Copy out all lines in the data below containing the string "chart".

──────── Data segment

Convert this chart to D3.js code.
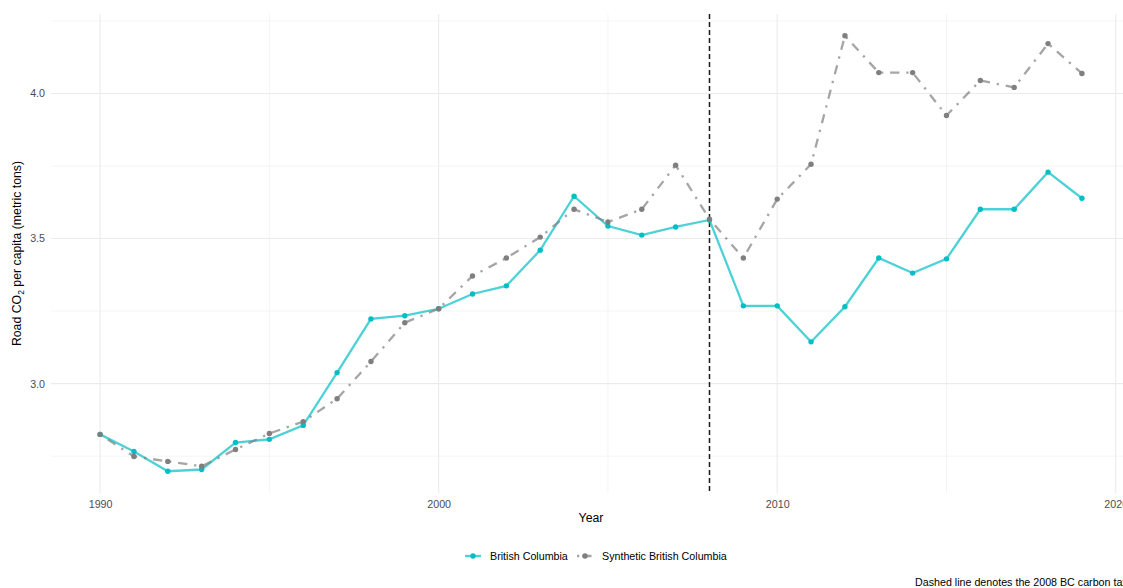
<!DOCTYPE html>
<html>
<head>
<meta charset="utf-8">
<script src="https://cdn.jsdelivr.net/npm/d3@7"></script>
<style>
  body { margin: 0; background: #fff; overflow: hidden; }
  svg { display: block; font-family: "Liberation Sans", Arial, sans-serif; }
</style>
</head>
<body>
<div id="chart"></div>
<script>
// data
const years = d3.range(1990, 2020);
const bcValues = [2.825, 2.766, 2.698, 2.704, 2.797, 2.808, 2.856, 3.038, 3.223, 3.234,
  3.258, 3.309, 3.337, 3.460, 3.646, 3.543, 3.512, 3.540, 3.564, 3.268,
  3.268, 3.144, 3.265, 3.433, 3.381, 3.430, 3.601, 3.601, 3.729, 3.639];
const synthValues = [2.825, 2.749, 2.732, 2.715, 2.773, 2.828, 2.869, 2.948, 3.076, 3.210,
  3.258, 3.371, 3.433, 3.505, 3.601, 3.557, 3.601, 3.753, 3.567, 3.433,
  3.636, 3.756, 4.199, 4.072, 4.072, 3.924, 4.045, 4.021, 4.172, 4.069];
const seriesNames = ["British Columbia", "Synthetic British Columbia"];
const xTicks = [1990, 2000, 2010, 2020];
const xMinor = [1995, 2005, 2015];
const yTicks = [3.0, 3.5, 4.0];
const yMinor = [2.75, 3.25, 3.75, 4.25];
const treatYear = 2008;

const width = 1123, height = 588;
const panel = { left: 51, top: 14, bottom: 493 };

const svg = d3.select("#chart").append("svg")
  .attr("width", width).attr("height", height);

// ggplot-style expanded domains
const xScale = d3.scaleLinear().domain([1988.55, 2020.45]).range([panel.left, 1131]);
const yScale = d3.scaleLinear().domain([2.623, 4.274]).range([panel.bottom, panel.top]);

// grid
const grid = svg.append("g");
grid.selectAll("line.ymin").data(yMinor).join("line")
  .attr("x1", panel.left).attr("x2", width)
  .attr("y1", d => yScale(d)).attr("y2", d => yScale(d))
  .attr("stroke", "#ebebeb").attr("stroke-width", 0.55);
grid.selectAll("line.xmin").data(xMinor).join("line")
  .attr("x1", d => xScale(d)).attr("x2", d => xScale(d))
  .attr("y1", panel.top).attr("y2", panel.bottom)
  .attr("stroke", "#ebebeb").attr("stroke-width", 0.55);
grid.selectAll("line.ymaj").data(yTicks).join("line")
  .attr("x1", panel.left).attr("x2", width)
  .attr("y1", d => yScale(d)).attr("y2", d => yScale(d))
  .attr("stroke", "#ebebeb").attr("stroke-width", 1.1);
grid.selectAll("line.xmaj").data(xTicks).join("line")
  .attr("x1", d => xScale(d)).attr("x2", d => xScale(d))
  .attr("y1", panel.top).attr("y2", panel.bottom)
  .attr("stroke", "#ebebeb").attr("stroke-width", 1.1);

// axes (text only, no domain/ticks)
const xAxis = svg.append("g")
  .attr("transform", `translate(0, ${panel.bottom})`)
  .call(d3.axisBottom(xScale).tickValues(xTicks).tickFormat(d3.format("d")).tickSize(0).tickPadding(7));
const yAxis = svg.append("g")
  .attr("transform", `translate(${panel.left}, 0)`)
  .call(d3.axisLeft(yScale).tickValues(yTicks).tickFormat(d3.format(".1f")).tickSize(0).tickPadding(6));
[xAxis, yAxis].forEach(a => {
  a.select(".domain").remove();
  a.selectAll("text").attr("fill", "#4d4d4d").style("font-size", "10.7px")
    .style("font-family", "'Liberation Sans', Arial, sans-serif");
});

// treatment line
svg.append("line")
  .attr("x1", xScale(treatYear)).attr("x2", xScale(treatYear))
  .attr("y1", panel.top).attr("y2", panel.bottom)
  .attr("stroke", "#1a1a1a").attr("stroke-width", 1.5)
  .attr("stroke-dasharray", "5,3");

const bcData = years.map((y, i) => ({ year: y, value: bcValues[i] }));
const synthData = years.map((y, i) => ({ year: y, value: synthValues[i] }));

const line = d3.line().x(d => xScale(d.year)).y(d => yScale(d.value));

svg.append("path").datum(bcData)
  .attr("d", line).attr("fill", "none")
  .attr("stroke", "#00BFC4").attr("stroke-opacity", 0.7).attr("stroke-width", 2.3);
svg.append("path").datum(synthData)
  .attr("d", line).attr("fill", "none")
  .attr("stroke", "#7f7f7f").attr("stroke-opacity", 0.7).attr("stroke-width", 2.3)
  .attr("stroke-dasharray", "2.3,6.9,9.2,6.9");

svg.append("g").selectAll("circle").data(bcData).join("circle")
  .attr("cx", d => xScale(d.year)).attr("cy", d => yScale(d.value))
  .attr("r", 2.7).attr("fill", "#00BFC4");
svg.append("g").selectAll("circle").data(synthData).join("circle")
  .attr("cx", d => xScale(d.year)).attr("cy", d => yScale(d.value))
  .attr("r", 2.7).attr("fill", "#7f7f7f");

// axis titles
svg.append("text").text("Year")
  .attr("x", (panel.left + 1131) / 2).attr("y", 522)
  .attr("text-anchor", "middle").attr("font-size", "12.3px").attr("fill", "#000");

const yTitle = svg.append("text")
  .attr("transform", `translate(21, ${(panel.top + panel.bottom) / 2}) rotate(-90)`)
  .attr("text-anchor", "middle").attr("font-size", "12.3px").attr("fill", "#000");
yTitle.append("tspan").text("Road CO");
yTitle.append("tspan").text("2").attr("font-size", "8.6px").attr("dy", "3");
yTitle.append("tspan").text(" per capita (metric tons)").attr("dy", "-3");

// legend
const legend = svg.append("g").attr("transform", "translate(0, 556)");
const legendItems = [
  { name: seriesNames[0], x: 465, color: "#00BFC4", dash: null },
  { name: seriesNames[1], x: 577, color: "#7f7f7f", dash: "2.3,3,9.2,3" }
];
legendItems.forEach(it => {
  legend.append("line")
    .attr("x1", it.x).attr("x2", it.x + 16).attr("y1", 0).attr("y2", 0)
    .attr("stroke", it.color).attr("stroke-opacity", 0.7).attr("stroke-width", 2.3)
    .attr("stroke-dasharray", it.dash);
  legend.append("circle").attr("cx", it.x + 8).attr("cy", 0).attr("r", 2.7).attr("fill", it.color);
  legend.append("text").text(it.name)
    .attr("x", it.x + 25).attr("y", 3.8)
    .attr("font-size", "10.7px").attr("fill", "#000");
});

// caption
svg.append("text").text("Dashed line denotes the 2008 BC carbon tax implementation")
  .attr("x", 915).attr("y", 586)
  .attr("font-size", "10.7px").attr("fill", "#000");
</script>
</body>
</html>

────────────────

■ **Response for this exercise**:
Convert this chart to D3.js code.
<div id="chart"></div>
const svg = d3.select("#chart").append("svg")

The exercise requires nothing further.